Driving Digitisation in ASEAN Construction

By Procore

Construction companies across Southeast Asia have a growing appetite for digital construction solutions. To meet the construction boom across the region, they will need to shift from the point solutions and office software packages they have been reliant on, to an integrated platform solution that can deliver project visibility, efficiency and business intelligence.

Several national codes specify the use of Building Information Modelling (BIM) software on certain projects, fuelling a high BIM adoption rate across the region. Singapore’s Building and Construction Authority (BCA) introduced Integrated Digital Delivery (IDD) promoting the use of digital technologies and created the Productivity Solutions Grant to offset the cost of adopting pre-approved digital solutions. Collectively, these initiatives have encouraged construction firms to update their tech stacks and transition to true platform capabilities. 

Procore recently announced its expansion into ASEAN, establishing a direct team in Singapore and working closely with established partners like CS Global to help clients on that digital journey. Procore’s aim is to help the industry lift its technological maturity, with a platform approach that addresses specific regional needs. Organisations including Obayashi Corporation, Kajima, Sime Darby Property, JVACC and Makati Development Corporation have already signed on with Procore.
 

Building a digital foundation

For companies that are new to construction management software, the following modules should be adopted first to build a foundation for ongoing development, while showing the fastest ROI:

  1. Project management, including document control, correspondence, drawing and RFI management
  2. Analytics, for real-time reporting to track time, budget, and quality, and assess risk
  3. Quality & Safety, for managing onsite risks and defects 
  4. Project financials and cost management

Rolling out foundational technology that enables all internal and external project stakeholders to collaborate and access the data they need in one place will best serve organisations in the long run. It is also important that the solution is easy to use, to ensure all stakeholders can input consistent data and extract valuable project information.

 

Setting up for success

The largest construction firm in the Philippines, Makati Development Corporation (MDC) adopted Procore to enable better data gathering and decision making across hundreds of projects.

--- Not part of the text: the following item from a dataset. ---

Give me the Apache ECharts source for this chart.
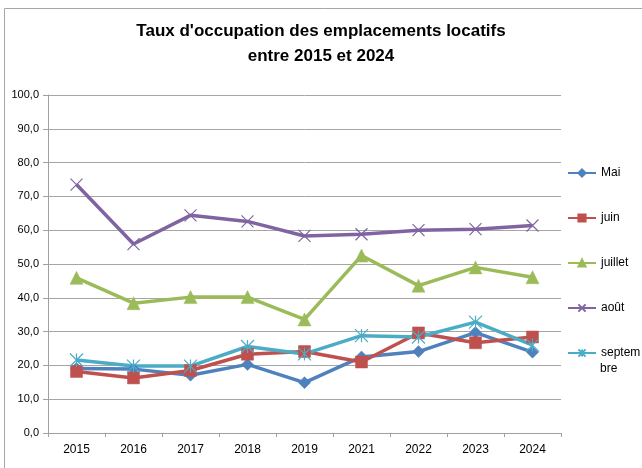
<!DOCTYPE html>
<html><head><meta charset="utf-8">
<script src="https://cdn.jsdelivr.net/npm/echarts@6/dist/echarts.min.js"></script>
<style>html,body{margin:0;padding:0;background:#fff}#c{width:642px;height:468px}</style>
</head><body><div id="c"></div>
<script>
var years = ['2015','2016','2017','2018','2019','2021','2022','2023','2024'];
var mai = [19.1, 18.9, 17.1, 20.3, 14.9, 22.5, 24.1, 29.7, 23.9];
var juin = [18.2, 16.3, 18.5, 23.3, 24.1, 21.0, 29.6, 26.7, 28.4];
var juillet = [45.9, 38.4, 40.2, 40.2, 33.6, 52.5, 43.6, 49.0, 46.1];
var aout = [73.5, 55.9, 64.4, 62.6, 58.3, 58.8, 60.0, 60.3, 61.4];
var septembre = [21.6, 19.8, 19.8, 25.6, 23.4, 28.8, 28.4, 32.8, 26.0];
var yTicks = [0, 10, 20, 30, 40, 50, 60, 70, 80, 90, 100];

var FONT = 'Liberation Sans';
var xPath = 'path://M0,0L10,10M10,0L0,10';
var starPath = 'path://M0,0L10,10M10,0L0,10M5,0L5,10';

function s(name, data, color, symbol, size, stroke) {
  return {
    name: name, type: 'line', data: data,
    symbol: symbol, symbolSize: size,
    lineStyle: {color: color, width: 3.5},
    itemStyle: stroke ? {color: color, borderColor: color, borderWidth: 1.2} : {color: color, borderColor: color, borderWidth: 0.5},
    z: 2
  };
}

var chart = echarts.init(document.getElementById('c'), null, {renderer: 'canvas'});
chart.setOption({
  animation: false,
  backgroundColor: '#fff',
  title: {
    text: "Taux d'occupation des emplacements locatifs\nentre 2015 et 2024",
    left: 316, top: 14, textAlign: 'center',
    textStyle: {fontFamily: FONT, fontWeight: 'bold', fontSize: 17, lineHeight: 25, color: '#000'}
  },
  graphic: [{
    type: 'polyline', shape: {points: [[4.5, 470], [4.5, 8.5], [650, 8.5]]},
    style: {stroke: '#a6a6a6', lineWidth: 1, fill: null}, silent: true
  }, {
    type: 'text', left: 600, top: 363, silent: true,
    style: {text: 'bre', fontFamily: FONT, fontSize: 12, fill: '#000'}
  }],
  legend: {
    orient: 'vertical', left: 562, top: 162,
    itemWidth: 28, itemHeight: 9, itemGap: 33,
    textStyle: {fontFamily: FONT, fontSize: 12, color: '#000'},
    formatter: function (n) { return n === 'septembre' ? 'septem' : n; },
    data: ['Mai', 'juin', 'juillet', 'août', 'septembre']
  },
  grid: {left: 48, right: 81, top: 95, bottom: 35, containLabel: false},
  xAxis: {
    type: 'category', data: years, boundaryGap: true,
    axisLine: {lineStyle: {color: '#a0a0a0', width: 1}},
    axisTick: {show: true, length: 4, lineStyle: {color: '#a0a0a0'}},
    axisLabel: {fontFamily: FONT, fontSize: 12, color: '#000', margin: 11}
  },
  yAxis: {
    type: 'value', min: yTicks[0], max: yTicks[yTicks.length - 1], interval: 10,
    axisLine: {show: true, lineStyle: {color: '#a0a0a0', width: 1}},
    axisTick: {show: true, length: 5, lineStyle: {color: '#a0a0a0'}},
    splitLine: {lineStyle: {color: '#a6a6a6', width: 1}},
    axisLabel: {fontFamily: FONT, fontSize: 11, color: '#000', margin: 9,
      formatter: function (v) { return v.toFixed(1).replace('.', ','); }}
  },
  series: [
    s('Mai', mai, '#4F81BD', 'diamond', 12, false),
    s('juin', juin, '#C0504D', 'rect', 12, false),
    s('juillet', juillet, '#9BBB59', 'triangle', 13, false),
    s('août', aout, '#8064A2', xPath, 12, true),
    s('septembre', septembre, '#4BACC6', starPath, 13, true)
  ]
});
</script></body></html>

After implementation, MDC saw that the project management platform not only increased efficiency on specific projects, it also enabled improved visibility and risk management across the company.

For companies like MDC that have already adopted construction software, there are several best practices to keep in mind:

  1. Define how you would like the solution to be used with standard operating procedures (SOPs)
  2. Sponsor it from the top, communicate objectives clearly, and ideally, tie the software use to a company goal
  3. Nominate someone to own and roll out the construction software
  4. Define clear metrics for success, and review these quarterly
     

Charting construction’s digital future

Digital transformation in construction has accelerated remarkably in recent years, with continuous innovation promising exciting new capabilities for companies and their users. Project management platforms will become extensible to other categories of the construction lifecycle. Pre-construction, handover, maintenance and asset management can all seamlessly interact with a single project data source, enabled by pre-built integrations. This means faster return on investment, less resource dependency on scoping, building and deploying technology connectors across the business, and reduced cost for maintenance and support.

In the near future, we will also begin to see automation at scale. Sophisticated analytics capabilities can be utilised across the construction lifecycle to review consistent inefficiencies and gaps, enable more predictive decisions, and deliver better business outcomes.

Finally, as many countries grapple with a construction skills and labour shortage, technology could automate, repurpose and prescribe resources. With intelligent technology managing the project, human error would be reduced and hiring possibilities would be opened up – relieving the skills burden on any individual or jobsite. Over the longer term, technology will not only digitise but revolutionise the way we build.